Investigation revealed multiple victims across states, highlighting organized network operations.
Outcome:
Court imposed 5 years imprisonment and fines.
Case emphasized that online identity theft combined with fraud attracts both IT Act and IPC liability.
Key Takeaway:
Organized online fraud often involves multiple legal provisions simultaneously.
4. RBI vs. Cyber Syndicate – SIM Swap & Banking Fraud
Facts:
Syndicate members carried out SIM swap frauds to hijack bank accounts.
Victims’ phones were cloned or mobile connections changed without consent.
Fraudsters transferred funds systematically.
Legal Action:
Charges: IPC Sections 420, 403, 406, 120B; IT Act Sections 66, 66D, 66C.
Investigation included cyber forensic analysis, call records, and banking logs.
Outcome:
Court imposed 6–8 years imprisonment and ordered restitution to victims.
Showed that organized fraud targeting banking systems faces severe legal consequences.
Key Takeaway:
Use of technology to defraud financial systems attracts enhanced liability, particularly under IT Act provisions.
5. Delhi Police vs. Online Lottery Fraud Gang
Facts:
A gang operated fake online lottery schemes claiming victims won large prizes but needed to pay taxes or fees upfront.
Victims were from multiple cities, often elderly or rural individuals.
Legal Action:
IPC Sections 420, 406, 468, 120B, and IT Act Sections 66C, 66D were invoked.
Police traced bank accounts and payment gateways used by multiple operators.
Outcome:
Main operators were sentenced to 10 years imprisonment, accomplices to lesser terms.
Court highlighted the predatory nature of targeting vulnerable citizens online.
Key Takeaway:
Organized online fraud targeting vulnerable populations attracts heavier sentences.
6. Kolkata High Court – Cryptocurrency Scam Syndicate
Facts:
Multiple accused ran a fake cryptocurrency investment platform promising high returns.
Victims invested money online, but funds were diverted to personal accounts.
Legal Action:
IPC Sections 420, 406, 120B, IT Act Sections 66D, 66F (cyber terrorism applied for large-scale fraud).
Court examined emails, transaction records, and international money flow.
Outcome:
Syndicate leaders received 7–12 years imprisonment, bank accounts were frozen.
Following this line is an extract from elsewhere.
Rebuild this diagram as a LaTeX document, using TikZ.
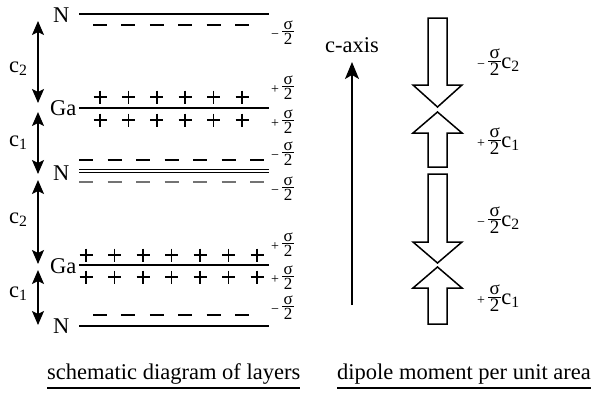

Court clarified that organized cyber fraud is treated more severely than individual acts of fraud.
Key Takeaway:
Emerging digital frauds (crypto, fintech) fall under existing IPC + IT Act, but sentencing considers scale and organized nature.
Summary Table
| Case | Type of Fraud | Legal Provisions | Outcome | Key Point |
|---|---|---|---|---|
| Vipin Kumar | ATM Skimming | IPC 420, 403, 468, 471 + IT Act | 7 years + fine | Organized, cross-state fraud |
| Sandeep & Others | Online Loan | IPC 420, 406, 120B + IT Act | Convictions, property attached | Conspiracy and execution |
| Neha & Co. | E-commerce Phishing | IPC 420, 468, 471, 120B + IT Act | 5 years + fine | Identity theft in organized network |
| RBI Syndicate | SIM Swap Banking | IPC 420, 403, 406, 120B + IT Act | 6–8 years + restitution | Cyber forensic investigation key |
| Lottery Gang | Online Lottery | IPC 420, 406, 468, 120B + IT Act | 10 years main, lesser accomplices | Targeting vulnerable victims |
| Crypto Syndicate | Fake Crypto | IPC 420, 406, 120B + IT Act | 7–12 years, account freeze | Scale & organized nature aggravated sentence |
Analysis / Key Observations
Multiple Laws Apply Simultaneously: IPC sections for cheating, breach of trust, forgery, and conspiracy; IT Act for cyber crimes.
Organized nature aggravates liability: Courts impose higher sentences for syndicates rather than isolated fraudsters.
Investigation Complexity: Often involves cyber forensics, bank logs, call records, and cross-state coordination.
Property & Assets Seizure: Courts often attach bank accounts and freeze digital wallets used in fraud.
Victim Profile Matters: Targeting vulnerable populations, like rural citizens or elderly, can enhance sentencing.